Brussels, Belgium was bombed on March 22, 2016. The first bombing consisted of two explosions at the Brussels-Zaventem Airport around 7 p.m. (GMT), killing 11 people. The second bombing happened about an hour later at the Maelbeek metro station, by the European Union headquarters. Twenty people died in this explosion. The perpetrators of the first two bombs were suicide bombers, brothers Khalid and Ibrahim el-Bakraoui. According to The Guardian, they “were already being sought by police due to suspected links to the November terror attacks in Paris.” A third suspect, Najim Laachraoui, was arrested during a manhunt in Anderlecht, a suburb in Brussels. The Guardian reports that nearly 270 people were injured in the bombings. A third bomb that was found by airport security was safely taken care of. The Islamic State admitted to being behind the bombings.
Brussels received a ton of news coverage and public support after the attack. The public support for Brussels has positive and negative implications.
On one hand, it is good to see that people are willing to comfort those in other countries. On the other hand, the news coverage and public support for Brussels seems to show that we highlight some terror attacks more than others. Terror attacks had happened in various parts of the world before the Brussels attacks. On March 13 there was a car bombing in Ankara, Turkey that killed 37 people, and on March 19 a suicide bomber killed four people in Istanbul, Turkey. These bombings are also sad, yet they weren’t covered as extensively as those in Brussels. Covering one terror attack more than another makes it seem that some attacks are more important or tragic. From a personal standpoint any life lost to terrorism is sad, but news sources have limited time to cover each attack. This creates a complicated situation. How can they cover all terror attacks equally? Also, being able to cover these attacks depends on having reporters on-site and connections with inside information about them. Additionally, if the public has a limited number of family and friends in the places where the bombings are occurring, they must rely on news sources and social media for information about them.

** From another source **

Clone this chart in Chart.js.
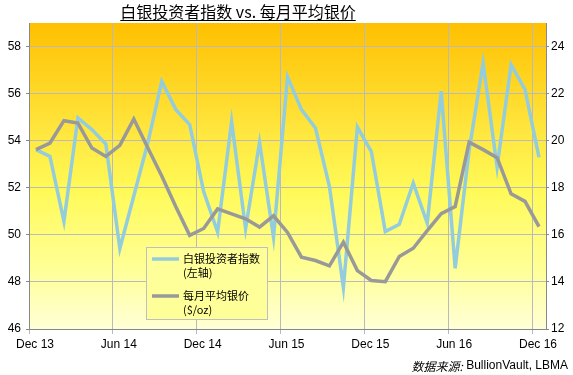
<!DOCTYPE html>
<html>
<head>
<meta charset="utf-8">
<script src="https://cdn.jsdelivr.net/npm/chart.js@4.4.1/dist/chart.umd.min.js"></script>
<style>
  html, body { margin: 0; padding: 0; background: #fff; }
  canvas { display: block; }
</style>
</head>
<body>
<canvas id="silverChart" width="573" height="375"></canvas>
<script>
const months = [
  'Dec 13',
  'Jan 14', 'Feb 14', 'Mar 14', 'Apr 14', 'May 14', 'Jun 14', 'Jul 14', 'Aug 14', 'Sep 14', 'Oct 14', 'Nov 14', 'Dec 14',
  'Jan 15', 'Feb 15', 'Mar 15', 'Apr 15', 'May 15', 'Jun 15', 'Jul 15', 'Aug 15', 'Sep 15', 'Oct 15', 'Nov 15', 'Dec 15',
  'Jan 16', 'Feb 16', 'Mar 16', 'Apr 16', 'May 16', 'Jun 16', 'Jul 16', 'Aug 16', 'Sep 16', 'Oct 16', 'Nov 16', 'Dec 16'
];
const xTickLabels = ['Dec 13', 'Jun 14', 'Dec 14', 'Jun 15', 'Dec 15', 'Jun 16', 'Dec 16'];

// Silver Investor Index (left axis)
const investorIndex = [
  53.62, 53.33, 50.57, 54.97, 54.47, 53.86, 49.42, 51.65, 53.9, 56.52, 55.33, 54.68, 51.84,
  50.12, 54.82, 50.26, 53.93, 49.9, 56.71, 55.32, 54.54, 52.06, 47.77, 54.58, 53.54,
  50.14, 50.45, 52.2, 50.5, 56.1, 48.58, 53.6, 57.3, 52.88, 57.23, 56.17, 53.29
];
// Monthly average silver price, $/oz (right axis)
const silverPrice = [
  19.62, 19.9, 20.85, 20.75, 19.69, 19.33, 19.8, 20.92, 19.7, 18.5, 17.2, 15.98, 16.27,
  17.1, 16.89, 16.68, 16.33, 16.81, 16.1, 15.05, 14.91, 14.68, 15.69, 14.48, 14.06,
  14.01, 15.08, 15.43, 16.18, 16.9, 17.2, 19.94, 19.62, 19.28, 17.74, 17.42, 16.35
];

const leftTicks = [46, 48, 50, 52, 54, 56, 58];
const rightTicks = [12, 14, 16, 18, 20, 22, 24];

const titleText = '白银投资者指数 vs. 每月平均银价';
const legendLabels = [['白银投资者指数', '(左轴)'], ['每月平均银价', '($/oz)']];

const BLUE = '#93CDDD';
const GREY = '#999999';
const GRID = '#B9B9C0';
const AXIS = '#888888';
const cjk = "'Noto Sans CJK SC', 'Liberation Sans', sans-serif";

// plot area background gradient
const areaBg = {
  id: 'areaBg',
  beforeDraw(chart) {
    const { ctx, chartArea: a } = chart;
    const g = ctx.createLinearGradient(0, a.top, 0, a.bottom);
    g.addColorStop(0, '#FFC000');
    g.addColorStop(0.35, '#FFE63E');
    g.addColorStop(0.55, '#FFFA58');
    g.addColorStop(0.8, '#FFFF96');
    g.addColorStop(1, '#FFFFD6');
    ctx.save();
    ctx.fillStyle = g;
    ctx.fillRect(a.left, a.top, a.right - a.left, a.bottom - a.top);
    ctx.restore();
  }
};

// title, legend box and source line
const extras = {
  id: 'extras',
  afterDraw(chart) {
    const ctx = chart.ctx;
    ctx.save();

    // title
    ctx.font = '16px ' + cjk;
    ctx.fillStyle = '#000';
    ctx.textBaseline = 'alphabetic';
    ctx.textAlign = 'center';
    const tw = ctx.measureText(titleText).width;
    ctx.fillText(titleText, 238, 18);
    ctx.strokeStyle = '#000';
    ctx.lineWidth = 1;
    ctx.beginPath();
    ctx.moveTo(238 - tw / 2, 20.5);
    ctx.lineTo(238 + tw / 2, 20.5);
    ctx.stroke();

    // legend
    ctx.fillStyle = '#FFFF99';
    ctx.fillRect(146, 247, 122, 73);
    ctx.strokeStyle = '#BFBFBF';
    ctx.strokeRect(146.5, 247.5, 121, 72);
    const colors = [BLUE, GREY];
    const rows = [259, 296];
    ctx.textAlign = 'left';
    ctx.textBaseline = 'middle';
    ctx.font = '11px ' + cjk;
    legendLabels.forEach((lbl, i) => {
      ctx.strokeStyle = colors[i];
      ctx.lineWidth = 3.5;
      ctx.beginPath();
      ctx.moveTo(152, rows[i]);
      ctx.lineTo(179, rows[i]);
      ctx.stroke();
      ctx.fillStyle = '#000';
      ctx.fillText(lbl[0], 183, rows[i]);
      ctx.fillText(lbl[1], 183, rows[i] + 14);
    });

    // source
    ctx.textAlign = 'right';
    ctx.font = "12px 'Liberation Sans', Arial, sans-serif";
    const src = ' BullionVault, LBMA';
    const sw = ctx.measureText(src).width;
    ctx.fillText(src, 568, 366);
    ctx.font = 'italic 12px ' + cjk;
    ctx.fillText('数据来源:', 568 - sw, 366);

    ctx.restore();
  }
};

const tickFont = { family: "'Liberation Sans', Arial, sans-serif", size: 12 };

new Chart(document.getElementById('silverChart'), {
  type: 'line',
  data: {
    datasets: [
      {
        label: legendLabels[0].join(' '),
        data: investorIndex.map((v, i) => ({ x: i + 0.5, y: v })),
        borderColor: BLUE,
        borderWidth: 3.5,
        pointRadius: 0,
        tension: 0,
        yAxisID: 'yL',
        order: 2
      },
      {
        label: legendLabels[1].join(' '),
        data: silverPrice.map((v, i) => ({ x: i + 0.5, y: v })),
        borderColor: GREY,
        borderWidth: 3.5,
        pointRadius: 0,
        tension: 0,
        yAxisID: 'yR',
        order: 1
      }
    ]
  },
  options: {
    responsive: false,
    animation: false,
    layout: { padding: { top: 23, left: 0, right: 0, bottom: 0 } },
    plugins: { legend: { display: false }, tooltip: { enabled: false }, title: { display: false } },
    scales: {
      x: {
        type: 'linear',
        min: 0,
        max: months.length,
        afterFit: s => { s.height = 46; },
        ticks: {
          stepSize: 6,
          includeBounds: false,
          autoSkip: false,
          maxRotation: 0,
          color: '#000',
          font: tickFont,
          padding: 3,
          labelOffset: 6,
          callback: v => xTickLabels[v / 6] ?? ''
        },
        grid: { color: GRID, tickLength: 5, tickColor: GRID },
        border: { color: AXIS, width: 1 }
      },
      yL: {
        position: 'left',
        min: leftTicks[0],
        max: 59,
        afterFit: s => { s.width = 29; },
        ticks: {
          stepSize: 2,
          includeBounds: false,
          color: '#000',
          font: tickFont,
          padding: 5,
          callback: v => leftTicks.includes(v) ? v : ''
        },
        grid: { color: GRID, tickLength: 3, tickColor: AXIS },
        border: { color: AXIS, width: 1 }
      },
      yR: {
        position: 'right',
        min: rightTicks[0],
        max: 25,
        afterFit: s => { s.width = 27; },
        ticks: {
          stepSize: 2,
          includeBounds: false,
          color: '#000',
          font: tickFont,
          padding: 2,
          callback: v => rightTicks.includes(v) ? v : ''
        },
        grid: { drawOnChartArea: false, tickLength: 3, tickColor: AXIS },
        border: { color: AXIS, width: 1 }
      }
    }
  },
  plugins: [areaBg, extras]
});
</script>
</body>
</html>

However, some news is more relevant depending on where it is being covered. Maybe the Brussels bombings were covered more extensively since there was a series of bombings that occurred in one day, compared to Ankara, Turkey, where one car bombing killed 37 people. It is dehumanizing to assess the information this way, but the news media is concerned with time and keeping their audience’s attention, so they must decide what to cover and how much time to dedicate to it. Also, the content of the news is sometimes determined by what is happening in the country presently. For instance, currently news coverage in America is mainly focused on the presidential campaigns since it is election season. Therefore, news sources might spend more time discussing presidential candidates than reporting on international terror attacks.
In regards to the coverage of terror attacks people need to keep in mind that news sources make decisions about which stories and information are most important and timely without consulting the public. This results in some content being left out or covered in limited detail. Also, people must realize that it is not realistic to expect news sources to be completely unbiased or objective in their coverage since they are influenced by the public, their own personal bias, and contributors to the network. Thus, people should use multiple news platforms to learn about terror attacks and stay up to date with what is going on in the world. Just because the news media is limited, this doesn’t mean you have to be.